Records excerpted from a collection:
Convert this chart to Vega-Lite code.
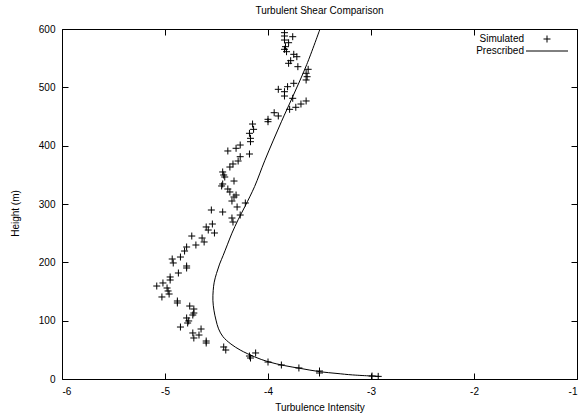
{
  "$schema": "https://vega.github.io/schema/vega-lite/v6.json",
  "width": 515,
  "height": 350,
  "autosize": {"type": "none"},
  "padding": {"left": 62, "top": 29, "right": 5, "bottom": 38},
  "background": "white",
  "title": {"text": "Turbulent Shear Comparison", "fontSize": 10, "fontWeight": "normal", "font": "Liberation Sans", "color": "black", "anchor": "middle", "offset": 8},
  "config": {
    "view": {"stroke": "black", "strokeWidth": 1},
    "font": "Liberation Sans",
    "axis": {"grid": false, "domain": false, "tickColor": "black", "tickSize": -6, "labelColor": "black", "labelFontSize": 10, "labelFont": "Liberation Sans", "titleFont": "Liberation Sans", "titleFontSize": 10, "titleFontWeight": "normal", "titleColor": "black"}
  },
  "datasets": {
    "sim": [
      {"intensity": -3.84, "height": 593.7, "series": "Simulated"},
      {"intensity": -3.84, "height": 588.0, "series": "Simulated"},
      {"intensity": -3.76, "height": 586.8, "series": "Simulated"},
      {"intensity": -3.84, "height": 581.1, "series": "Simulated"},
      {"intensity": -3.80, "height": 576.5, "series": "Simulated"},
      {"intensity": -3.83, "height": 569.7, "series": "Simulated"},
      {"intensity": -3.84, "height": 565.2, "series": "Simulated"},
      {"intensity": -3.82, "height": 561.1, "series": "Simulated"},
      {"intensity": -3.75, "height": 556.6, "series": "Simulated"},
      {"intensity": -3.72, "height": 552.5, "series": "Simulated"},
      {"intensity": -3.78, "height": 545.7, "series": "Simulated"},
      {"intensity": -3.80, "height": 541.2, "series": "Simulated"},
      {"intensity": -3.71, "height": 535.4, "series": "Simulated"},
      {"intensity": -3.61, "height": 530.9, "series": "Simulated"},
      {"intensity": -3.63, "height": 524.1, "series": "Simulated"},
      {"intensity": -3.62, "height": 518.2, "series": "Simulated"},
      {"intensity": -3.63, "height": 512.6, "series": "Simulated"},
      {"intensity": -3.75, "height": 506.9, "series": "Simulated"},
      {"intensity": -3.81, "height": 501.1, "series": "Simulated"},
      {"intensity": -3.90, "height": 496.6, "series": "Simulated"},
      {"intensity": -3.84, "height": 492.5, "series": "Simulated"},
      {"intensity": -3.84, "height": 485.1, "series": "Simulated"},
      {"intensity": -3.76, "height": 481.2, "series": "Simulated"},
      {"intensity": -3.63, "height": 476.6, "series": "Simulated"},
      {"intensity": -3.68, "height": 471.4, "series": "Simulated"},
      {"intensity": -3.73, "height": 465.8, "series": "Simulated"},
      {"intensity": -3.79, "height": 462.3, "series": "Simulated"},
      {"intensity": -3.94, "height": 456.5, "series": "Simulated"},
      {"intensity": -3.90, "height": 450.9, "series": "Simulated"},
      {"intensity": -4.00, "height": 445.2, "series": "Simulated"},
      {"intensity": -4.00, "height": 441.1, "series": "Simulated"},
      {"intensity": -4.15, "height": 437.1, "series": "Simulated"},
      {"intensity": -4.14, "height": 428.0, "series": "Simulated"},
      {"intensity": -4.18, "height": 421.2, "series": "Simulated"},
      {"intensity": -4.17, "height": 412.6, "series": "Simulated"},
      {"intensity": -4.17, "height": 406.8, "series": "Simulated"},
      {"intensity": -4.39, "height": 390.9, "series": "Simulated"},
      {"intensity": -4.31, "height": 395.5, "series": "Simulated"},
      {"intensity": -4.27, "height": 401.1, "series": "Simulated"},
      {"intensity": -4.27, "height": 381.1, "series": "Simulated"},
      {"intensity": -4.18, "height": 385.7, "series": "Simulated"},
      {"intensity": -4.29, "height": 373.7, "series": "Simulated"},
      {"intensity": -4.34, "height": 368.6, "series": "Simulated"},
      {"intensity": -4.37, "height": 363.4, "series": "Simulated"},
      {"intensity": -4.44, "height": 354.9, "series": "Simulated"},
      {"intensity": -4.43, "height": 349.7, "series": "Simulated"},
      {"intensity": -4.42, "height": 346.3, "series": "Simulated"},
      {"intensity": -4.33, "height": 339.4, "series": "Simulated"},
      {"intensity": -4.44, "height": 334.3, "series": "Simulated"},
      {"intensity": -4.45, "height": 330.9, "series": "Simulated"},
      {"intensity": -4.39, "height": 325.7, "series": "Simulated"},
      {"intensity": -4.37, "height": 320.6, "series": "Simulated"},
      {"intensity": -4.31, "height": 315.4, "series": "Simulated"},
      {"intensity": -4.33, "height": 312.0, "series": "Simulated"},
      {"intensity": -4.35, "height": 305.1, "series": "Simulated"},
      {"intensity": -4.22, "height": 301.7, "series": "Simulated"},
      {"intensity": -4.30, "height": 294.9, "series": "Simulated"},
      {"intensity": -4.55, "height": 289.7, "series": "Simulated"},
      {"intensity": -4.44, "height": 286.3, "series": "Simulated"},
      {"intensity": -4.27, "height": 281.1, "series": "Simulated"},
      {"intensity": -4.35, "height": 276.0, "series": "Simulated"},
      {"intensity": -4.34, "height": 269.1, "series": "Simulated"},
      {"intensity": -4.54, "height": 265.7, "series": "Simulated"},
      {"intensity": -4.60, "height": 260.6, "series": "Simulated"},
      {"intensity": -4.58, "height": 255.4, "series": "Simulated"},
      {"intensity": -4.52, "height": 250.3, "series": "Simulated"},
      {"intensity": -4.74, "height": 245.1, "series": "Simulated"},
      {"intensity": -4.64, "height": 241.7, "series": "Simulated"},
      {"intensity": -4.62, "height": 234.9, "series": "Simulated"},
      {"intensity": -4.70, "height": 229.7, "series": "Simulated"},
      {"intensity": -4.79, "height": 226.3, "series": "Simulated"},
      {"intensity": -4.81, "height": 219.4, "series": "Simulated"},
      {"intensity": -4.85, "height": 209.1, "series": "Simulated"},
      {"intensity": -4.93, "height": 205.7, "series": "Simulated"},
      {"intensity": -4.92, "height": 198.9, "series": "Simulated"},
      {"intensity": -4.79, "height": 193.7, "series": "Simulated"},
      {"intensity": -4.79, "height": 190.3, "series": "Simulated"},
      {"intensity": -4.87, "height": 181.7, "series": "Simulated"},
      {"intensity": -4.95, "height": 174.9, "series": "Simulated"},
      {"intensity": -4.95, "height": 169.7, "series": "Simulated"},
      {"intensity": -5.02, "height": 164.6, "series": "Simulated"},
      {"intensity": -5.08, "height": 159.4, "series": "Simulated"},
      {"intensity": -4.98, "height": 156.0, "series": "Simulated"},
      {"intensity": -4.97, "height": 150.9, "series": "Simulated"},
      {"intensity": -4.96, "height": 145.7, "series": "Simulated"},
      {"intensity": -5.03, "height": 140.6, "series": "Simulated"},
      {"intensity": -4.88, "height": 133.7, "series": "Simulated"},
      {"intensity": -4.88, "height": 130.3, "series": "Simulated"},
      {"intensity": -4.76, "height": 125.1, "series": "Simulated"},
      {"intensity": -4.72, "height": 120.0, "series": "Simulated"},
      {"intensity": -4.72, "height": 113.1, "series": "Simulated"},
      {"intensity": -4.73, "height": 109.7, "series": "Simulated"},
      {"intensity": -4.79, "height": 104.6, "series": "Simulated"},
      {"intensity": -4.77, "height": 99.5, "series": "Simulated"},
      {"intensity": -4.78, "height": 96.0, "series": "Simulated"},
      {"intensity": -4.85, "height": 89.1, "series": "Simulated"},
      {"intensity": -4.65, "height": 85.7, "series": "Simulated"},
      {"intensity": -4.73, "height": 78.9, "series": "Simulated"},
      {"intensity": -4.67, "height": 75.4, "series": "Simulated"},
      {"intensity": -4.72, "height": 70.3, "series": "Simulated"},
      {"intensity": -4.60, "height": 65.1, "series": "Simulated"},
      {"intensity": -4.60, "height": 61.7, "series": "Simulated"},
      {"intensity": -4.43, "height": 54.9, "series": "Simulated"},
      {"intensity": -4.41, "height": 49.7, "series": "Simulated"},
      {"intensity": -4.12, "height": 44.6, "series": "Simulated"},
      {"intensity": -4.18, "height": 39.4, "series": "Simulated"},
      {"intensity": -4.17, "height": 36.0, "series": "Simulated"},
      {"intensity": -4.00, "height": 29.1, "series": "Simulated"},
      {"intensity": -3.87, "height": 24.0, "series": "Simulated"},
      {"intensity": -3.70, "height": 18.9, "series": "Simulated"},
      {"intensity": -3.50, "height": 13.7, "series": "Simulated"},
      {"intensity": -3.50, "height": 10.3, "series": "Simulated"},
      {"intensity": -2.99, "height": 5.1, "series": "Simulated"},
      {"intensity": -2.93, "height": 4.5, "series": "Simulated"}
    ],
    "pres": [
      {"intensity": -2.92, "height": 4.5},
      {"intensity": -3.18, "height": 7.0},
      {"intensity": -3.33, "height": 9.5},
      {"intensity": -3.495, "height": 12.5},
      {"intensity": -3.69, "height": 18.3},
      {"intensity": -3.84, "height": 23.0},
      {"intensity": -4.0, "height": 29.7},
      {"intensity": -4.13, "height": 38.0},
      {"intensity": -4.27, "height": 49.7},
      {"intensity": -4.36, "height": 60.0},
      {"intensity": -4.437, "height": 72.5},
      {"intensity": -4.48, "height": 86.0},
      {"intensity": -4.505, "height": 101.0},
      {"intensity": -4.525, "height": 118.0},
      {"intensity": -4.535, "height": 135.0},
      {"intensity": -4.532, "height": 152.0},
      {"intensity": -4.522, "height": 166.0},
      {"intensity": -4.50, "height": 181.0},
      {"intensity": -4.47, "height": 197.0},
      {"intensity": -4.435, "height": 212.0},
      {"intensity": -4.395, "height": 230.0},
      {"intensity": -4.35, "height": 250.0},
      {"intensity": -4.29, "height": 273.0},
      {"intensity": -4.223, "height": 296.0},
      {"intensity": -4.13, "height": 330.0},
      {"intensity": -4.03, "height": 375.0},
      {"intensity": -3.87, "height": 441.0},
      {"intensity": -3.76, "height": 484.0},
      {"intensity": -3.624, "height": 539.0},
      {"intensity": -3.495, "height": 600.0}
    ]
  },
  "layer": [
    {
      "data": {"name": "sim"},
      "mark": {"type": "point", "filled": false, "color": "black", "strokeWidth": 1, "size": 49, "opacity": 1},
      "encoding": {
        "x": {"field": "intensity", "type": "quantitative", "scale": {"domain": [-6, -1], "nice": false, "zero": false},
              "axis": {"orient": "bottom", "values": [-6, -5, -4, -3, -2, -1], "title": "Turbulence Intensity", "labelPadding": 13, "titlePadding": 6, "labelExpr": "replace(datum.label, '\u2212', '-')"}},
        "y": {"field": "height", "type": "quantitative", "scale": {"domain": [0, 600], "nice": false, "zero": false},
              "axis": {"orient": "left", "values": [0, 100, 200, 300, 400, 500, 600], "title": "Height (m)", "labelPadding": 13, "titlePadding": 18, "titleY": 184}},
        "shape": {"field": "series", "type": "nominal",
                  "scale": {"domain": ["Simulated", "Prescribed"], "range": ["M-1,0L1,0M0,-1L0,1", "M-6,0L6,0"]},
                  "legend": {"title": null, "orient": "none", "legendX": 480, "legendY": 5, "labelAlign": "right", "labelOffset": -28, "labelFontSize": 10, "labelFont": "Liberation Sans", "labelColor": "black", "symbolSize": 49, "symbolStrokeWidth": 1, "symbolStrokeColor": "black", "symbolFillColor": "transparent", "rowPadding": 1, "padding": 0}}
      }
    },
    {
      "data": {"name": "pres"},
      "mark": {"type": "line", "color": "black", "strokeWidth": 1, "interpolate": "catmull-rom"},
      "encoding": {
        "x": {"field": "intensity", "type": "quantitative", "axis": {"orient": "top", "values": [-6, -5, -4, -3, -2, -1], "labels": false, "title": null}},
        "y": {"field": "height", "type": "quantitative", "axis": {"orient": "right", "values": [0, 100, 200, 300, 400, 500, 600], "labels": false, "title": null}},
        "order": {"field": "height", "type": "quantitative"}
      }
    }
  ],
  "resolve": {"axis": {"x": "independent", "y": "independent"}}
}
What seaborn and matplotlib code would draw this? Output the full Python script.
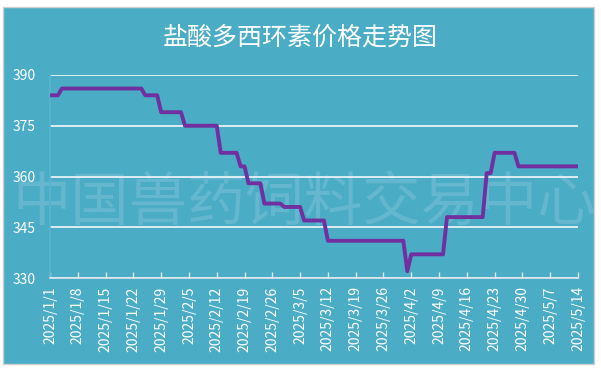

### EXERCISE GOAL:
Gather all lines of the records that include the word "code".

### PROBLEM SOLUTION:
Convert this chart to Vega-Lite code.
What seaborn and matplotlib code would draw this? Output the full Python script.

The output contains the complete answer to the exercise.